Local Commentary

A Penny for Your Thoughts: News of Greater Falls Church

When the fire station has a fire, it’s appropriate for everyone to review fire safety, especially during the holidays when Christmas trees, fireplaces, and candles become part of many homes’ décor. For Station 28, near Seven Corners, the fire last weekend was quite small, caused by a malfunctioning pump on the water heater. The station’s fire alarm activated, and the firefighters on duty made short work of the flames. The appliance was temporarily repaired by the county’s Facilities Management Division. Earlier this month, a candle fire caused $100,000 damage to a home in the Sully District.

The Fairfax County Fire and Rescue Department offers some simple suggestions to make your home safer during the holiday season:

• Never leave burning candles unattended. Blow out all candles when you leave the room and when you go to bed.

• Keep all combustible materials away from open flames. This includes curtains and draperies, as well as clothing. A friend in North Springfield once had a huge fire that began when playful children tossed a sofa pillow that landed in the lit fireplace. When they tried to pull out the offending pillow, the live tree, which was a little dried out, caught fire, and destroyed the living room.

• Do not burn candles near windows or doorways, and place all candles in glass or ceramic containers that are on a flat, sturdy, non-combustible surface.

• Don’t let a candle burn all the way down. Put it out before the flame gets too close to the holder or container. One of my heirloom wooden candlesticks has a big scorch mark on it from a candle left burning on the dinner table many holidays ago. My bad!

• Never use a candle if oxygen is being used in the home. Those little flameless battery-operated candles look just like the real thing, and create a safe ambience in areas that should otherwise be off-limits.

• If you have a fireplace, have your chimney inspected annually, and cleaned as necessary by a professional.

• Never leave a fireplace fire unattended.
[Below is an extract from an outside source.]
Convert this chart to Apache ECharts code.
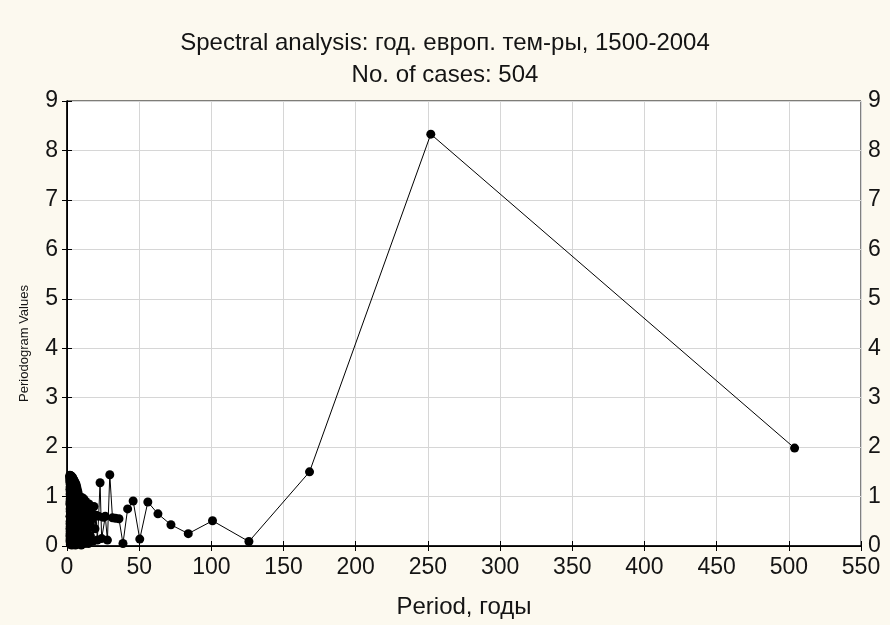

• Store fireplace ashes in a study metal container with a tight-fitting lid, and place the container away from the house. A beautiful home in Parklawn was nearly destroyed a few years ago because the warm ashes were placed in the garage. The garage caught fire, flames raced toward the attic of the home, and a car parked in the garage was a total loss.

• If you take precautions, and still have a fire, get out of the house, and call 911 immediately. Do not attempt to extinguish a fire on your own, and do not go back into a burning structure! Let the fire department do their job…and let’s all have a safe and Happy Holiday!